___ Provided data

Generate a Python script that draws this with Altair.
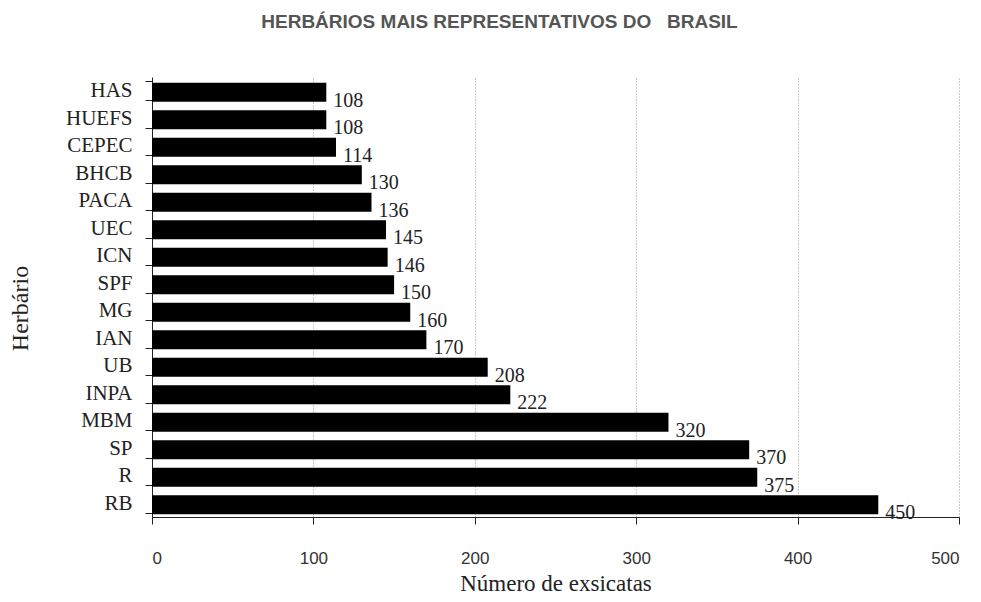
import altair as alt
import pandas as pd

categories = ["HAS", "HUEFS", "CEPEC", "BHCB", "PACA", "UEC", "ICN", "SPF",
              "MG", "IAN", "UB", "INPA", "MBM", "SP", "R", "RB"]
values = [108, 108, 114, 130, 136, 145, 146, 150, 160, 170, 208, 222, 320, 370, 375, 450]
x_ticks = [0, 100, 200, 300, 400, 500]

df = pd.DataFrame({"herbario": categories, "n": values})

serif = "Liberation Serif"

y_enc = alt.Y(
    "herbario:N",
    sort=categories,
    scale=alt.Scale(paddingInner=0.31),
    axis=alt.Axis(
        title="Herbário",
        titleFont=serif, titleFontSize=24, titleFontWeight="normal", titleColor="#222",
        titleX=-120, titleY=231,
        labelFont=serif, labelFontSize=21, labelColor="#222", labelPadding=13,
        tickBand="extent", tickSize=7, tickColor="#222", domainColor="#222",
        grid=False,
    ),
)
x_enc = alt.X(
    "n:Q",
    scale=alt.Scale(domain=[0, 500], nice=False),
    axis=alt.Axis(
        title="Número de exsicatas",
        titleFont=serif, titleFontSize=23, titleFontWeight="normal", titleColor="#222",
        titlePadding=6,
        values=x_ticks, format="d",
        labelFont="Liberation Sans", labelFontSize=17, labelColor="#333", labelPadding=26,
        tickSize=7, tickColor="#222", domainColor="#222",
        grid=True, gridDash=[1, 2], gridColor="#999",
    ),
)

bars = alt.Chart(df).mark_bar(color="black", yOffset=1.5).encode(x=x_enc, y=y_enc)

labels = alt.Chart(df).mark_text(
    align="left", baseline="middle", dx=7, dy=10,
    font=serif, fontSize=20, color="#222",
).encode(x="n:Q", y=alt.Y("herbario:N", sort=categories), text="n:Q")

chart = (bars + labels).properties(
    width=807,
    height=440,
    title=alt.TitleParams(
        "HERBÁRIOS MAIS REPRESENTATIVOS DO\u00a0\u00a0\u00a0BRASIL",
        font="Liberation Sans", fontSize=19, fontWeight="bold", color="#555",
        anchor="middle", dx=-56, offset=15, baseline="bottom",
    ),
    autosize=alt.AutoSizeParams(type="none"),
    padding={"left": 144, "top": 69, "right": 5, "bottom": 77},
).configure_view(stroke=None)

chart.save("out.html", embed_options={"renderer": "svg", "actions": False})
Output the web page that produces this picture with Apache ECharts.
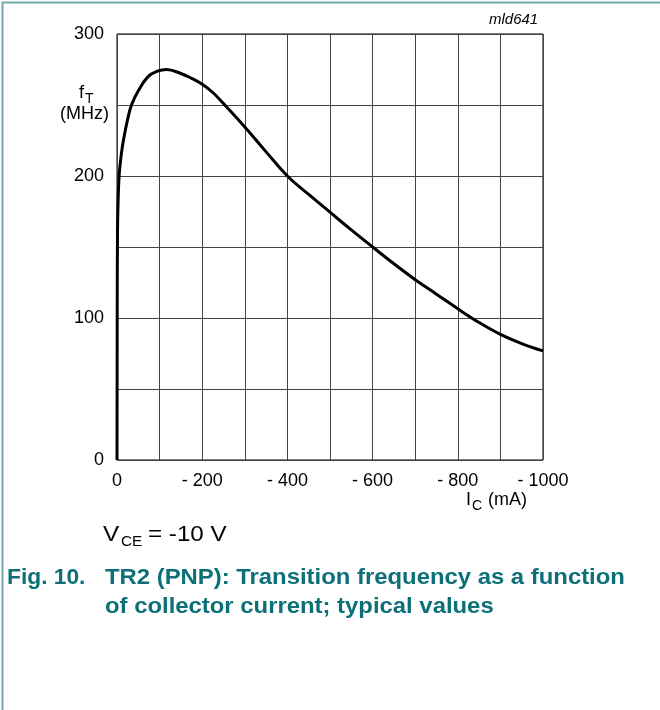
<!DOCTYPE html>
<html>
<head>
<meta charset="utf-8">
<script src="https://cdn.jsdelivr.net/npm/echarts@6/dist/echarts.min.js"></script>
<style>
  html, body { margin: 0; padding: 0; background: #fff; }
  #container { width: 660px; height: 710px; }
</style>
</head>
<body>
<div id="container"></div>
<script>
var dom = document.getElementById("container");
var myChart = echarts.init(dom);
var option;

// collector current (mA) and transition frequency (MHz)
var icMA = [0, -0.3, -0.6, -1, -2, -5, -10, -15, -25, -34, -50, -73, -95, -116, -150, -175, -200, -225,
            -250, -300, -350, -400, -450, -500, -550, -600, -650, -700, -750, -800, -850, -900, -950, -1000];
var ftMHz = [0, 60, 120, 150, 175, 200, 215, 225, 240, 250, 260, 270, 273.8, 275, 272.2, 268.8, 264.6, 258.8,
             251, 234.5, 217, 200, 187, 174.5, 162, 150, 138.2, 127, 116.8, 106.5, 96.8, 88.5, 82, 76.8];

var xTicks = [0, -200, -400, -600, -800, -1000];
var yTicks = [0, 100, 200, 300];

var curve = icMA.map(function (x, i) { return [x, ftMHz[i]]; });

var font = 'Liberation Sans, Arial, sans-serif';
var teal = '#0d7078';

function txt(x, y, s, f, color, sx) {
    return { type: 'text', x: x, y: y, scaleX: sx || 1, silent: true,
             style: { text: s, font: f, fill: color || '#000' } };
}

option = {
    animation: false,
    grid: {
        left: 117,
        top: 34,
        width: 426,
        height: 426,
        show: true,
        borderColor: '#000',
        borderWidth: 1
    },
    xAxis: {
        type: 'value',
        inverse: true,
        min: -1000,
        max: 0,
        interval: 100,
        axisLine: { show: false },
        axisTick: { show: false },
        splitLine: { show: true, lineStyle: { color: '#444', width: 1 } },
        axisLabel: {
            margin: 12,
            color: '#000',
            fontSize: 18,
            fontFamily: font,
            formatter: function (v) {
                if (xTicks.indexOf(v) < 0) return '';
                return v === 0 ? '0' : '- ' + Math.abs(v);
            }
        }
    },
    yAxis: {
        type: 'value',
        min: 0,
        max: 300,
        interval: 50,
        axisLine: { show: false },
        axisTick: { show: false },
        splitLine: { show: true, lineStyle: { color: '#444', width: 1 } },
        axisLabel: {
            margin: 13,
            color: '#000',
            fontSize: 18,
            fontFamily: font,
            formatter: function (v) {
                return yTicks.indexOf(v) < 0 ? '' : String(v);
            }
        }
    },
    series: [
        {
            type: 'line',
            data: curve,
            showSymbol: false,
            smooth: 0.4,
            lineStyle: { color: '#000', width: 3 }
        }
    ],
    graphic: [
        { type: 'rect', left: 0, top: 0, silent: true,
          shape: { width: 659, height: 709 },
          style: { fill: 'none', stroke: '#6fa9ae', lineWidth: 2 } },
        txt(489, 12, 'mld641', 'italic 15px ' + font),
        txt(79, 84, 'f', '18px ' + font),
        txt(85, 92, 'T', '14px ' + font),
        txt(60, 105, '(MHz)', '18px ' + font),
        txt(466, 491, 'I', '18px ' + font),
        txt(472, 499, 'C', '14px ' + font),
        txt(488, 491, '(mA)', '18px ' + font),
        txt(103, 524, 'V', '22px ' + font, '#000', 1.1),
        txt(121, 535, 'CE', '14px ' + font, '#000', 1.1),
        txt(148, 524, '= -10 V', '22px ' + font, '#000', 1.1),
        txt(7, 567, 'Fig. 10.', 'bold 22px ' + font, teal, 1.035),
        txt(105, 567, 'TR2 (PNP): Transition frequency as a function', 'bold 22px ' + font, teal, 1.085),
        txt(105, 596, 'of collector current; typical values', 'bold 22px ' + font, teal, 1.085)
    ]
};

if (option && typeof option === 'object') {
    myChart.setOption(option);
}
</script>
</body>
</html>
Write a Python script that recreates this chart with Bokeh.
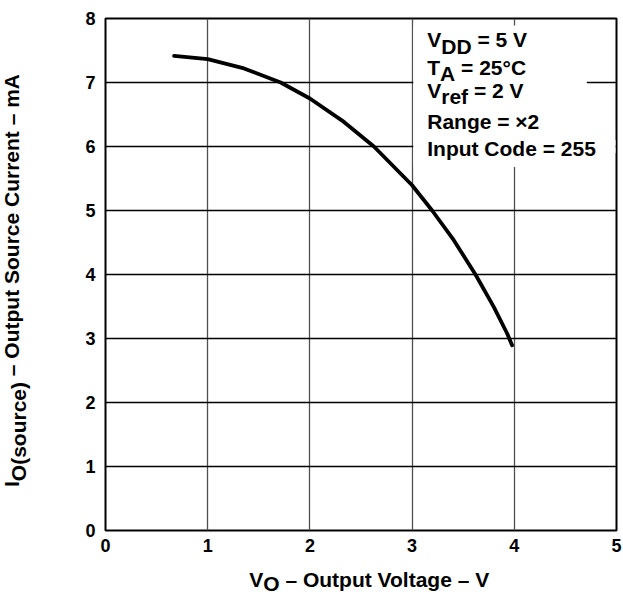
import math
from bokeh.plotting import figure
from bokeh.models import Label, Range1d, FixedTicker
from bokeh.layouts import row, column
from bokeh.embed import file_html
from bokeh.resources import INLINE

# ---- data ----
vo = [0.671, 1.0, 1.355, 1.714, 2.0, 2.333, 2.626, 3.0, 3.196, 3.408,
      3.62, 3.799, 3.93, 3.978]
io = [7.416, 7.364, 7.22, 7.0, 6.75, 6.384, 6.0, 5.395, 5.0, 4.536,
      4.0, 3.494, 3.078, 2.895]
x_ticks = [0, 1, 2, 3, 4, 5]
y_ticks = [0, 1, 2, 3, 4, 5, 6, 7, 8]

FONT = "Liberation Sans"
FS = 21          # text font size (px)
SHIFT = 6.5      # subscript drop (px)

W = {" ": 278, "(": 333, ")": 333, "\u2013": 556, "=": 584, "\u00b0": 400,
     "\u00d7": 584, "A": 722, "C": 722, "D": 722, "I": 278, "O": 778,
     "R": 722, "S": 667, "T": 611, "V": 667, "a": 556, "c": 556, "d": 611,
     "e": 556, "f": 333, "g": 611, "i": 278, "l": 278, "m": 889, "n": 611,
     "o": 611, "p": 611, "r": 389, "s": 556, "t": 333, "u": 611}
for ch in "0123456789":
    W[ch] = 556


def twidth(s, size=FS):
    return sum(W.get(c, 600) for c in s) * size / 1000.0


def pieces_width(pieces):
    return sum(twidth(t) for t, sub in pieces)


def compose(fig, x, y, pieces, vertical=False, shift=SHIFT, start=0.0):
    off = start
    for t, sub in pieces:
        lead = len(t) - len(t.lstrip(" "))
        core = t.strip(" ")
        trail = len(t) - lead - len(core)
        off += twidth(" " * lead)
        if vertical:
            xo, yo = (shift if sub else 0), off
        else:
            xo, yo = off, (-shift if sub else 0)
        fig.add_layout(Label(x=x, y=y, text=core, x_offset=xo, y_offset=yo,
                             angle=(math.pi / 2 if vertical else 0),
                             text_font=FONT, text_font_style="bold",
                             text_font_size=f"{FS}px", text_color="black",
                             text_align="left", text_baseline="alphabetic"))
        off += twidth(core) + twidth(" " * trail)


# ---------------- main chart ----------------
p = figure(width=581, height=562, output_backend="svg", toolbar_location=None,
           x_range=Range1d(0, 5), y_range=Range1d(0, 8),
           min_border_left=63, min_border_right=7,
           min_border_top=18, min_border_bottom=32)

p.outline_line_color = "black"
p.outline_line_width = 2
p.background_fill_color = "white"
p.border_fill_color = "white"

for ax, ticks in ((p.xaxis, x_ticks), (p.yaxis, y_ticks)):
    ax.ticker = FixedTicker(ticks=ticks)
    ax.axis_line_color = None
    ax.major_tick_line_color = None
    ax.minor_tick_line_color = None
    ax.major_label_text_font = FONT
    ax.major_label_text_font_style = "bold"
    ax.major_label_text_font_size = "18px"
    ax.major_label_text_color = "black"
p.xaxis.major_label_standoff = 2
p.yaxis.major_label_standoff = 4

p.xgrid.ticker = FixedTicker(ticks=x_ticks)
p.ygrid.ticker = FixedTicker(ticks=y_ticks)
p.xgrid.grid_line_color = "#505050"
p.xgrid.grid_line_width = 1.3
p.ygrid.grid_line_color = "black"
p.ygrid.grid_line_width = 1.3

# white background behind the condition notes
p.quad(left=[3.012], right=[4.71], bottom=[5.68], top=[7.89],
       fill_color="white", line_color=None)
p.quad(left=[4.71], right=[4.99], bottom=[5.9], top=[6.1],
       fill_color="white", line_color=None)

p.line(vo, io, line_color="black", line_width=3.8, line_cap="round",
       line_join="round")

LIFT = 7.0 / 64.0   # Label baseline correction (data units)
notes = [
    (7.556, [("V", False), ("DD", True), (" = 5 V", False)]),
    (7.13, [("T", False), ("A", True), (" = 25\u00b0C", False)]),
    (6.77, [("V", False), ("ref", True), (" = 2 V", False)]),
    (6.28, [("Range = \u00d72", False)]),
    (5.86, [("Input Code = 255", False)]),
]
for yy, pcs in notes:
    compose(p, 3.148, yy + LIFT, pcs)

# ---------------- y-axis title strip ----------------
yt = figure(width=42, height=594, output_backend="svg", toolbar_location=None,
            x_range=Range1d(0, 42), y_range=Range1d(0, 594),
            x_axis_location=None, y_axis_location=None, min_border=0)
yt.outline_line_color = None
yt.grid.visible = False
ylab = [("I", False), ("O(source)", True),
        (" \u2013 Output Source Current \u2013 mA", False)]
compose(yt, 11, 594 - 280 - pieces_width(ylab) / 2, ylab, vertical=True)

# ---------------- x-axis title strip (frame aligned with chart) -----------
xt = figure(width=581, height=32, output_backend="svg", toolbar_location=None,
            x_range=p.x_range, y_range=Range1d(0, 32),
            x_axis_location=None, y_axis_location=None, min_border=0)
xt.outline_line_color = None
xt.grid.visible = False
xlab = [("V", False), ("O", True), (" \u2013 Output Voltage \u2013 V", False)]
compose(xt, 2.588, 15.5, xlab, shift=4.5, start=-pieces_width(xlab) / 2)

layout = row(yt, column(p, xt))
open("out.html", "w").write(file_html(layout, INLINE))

______

Select every line where the word "Python" occurs.

Answer to this exercise:
Generate a Python script that draws this with Altair.
Write a Python script that recreates this chart with Bokeh.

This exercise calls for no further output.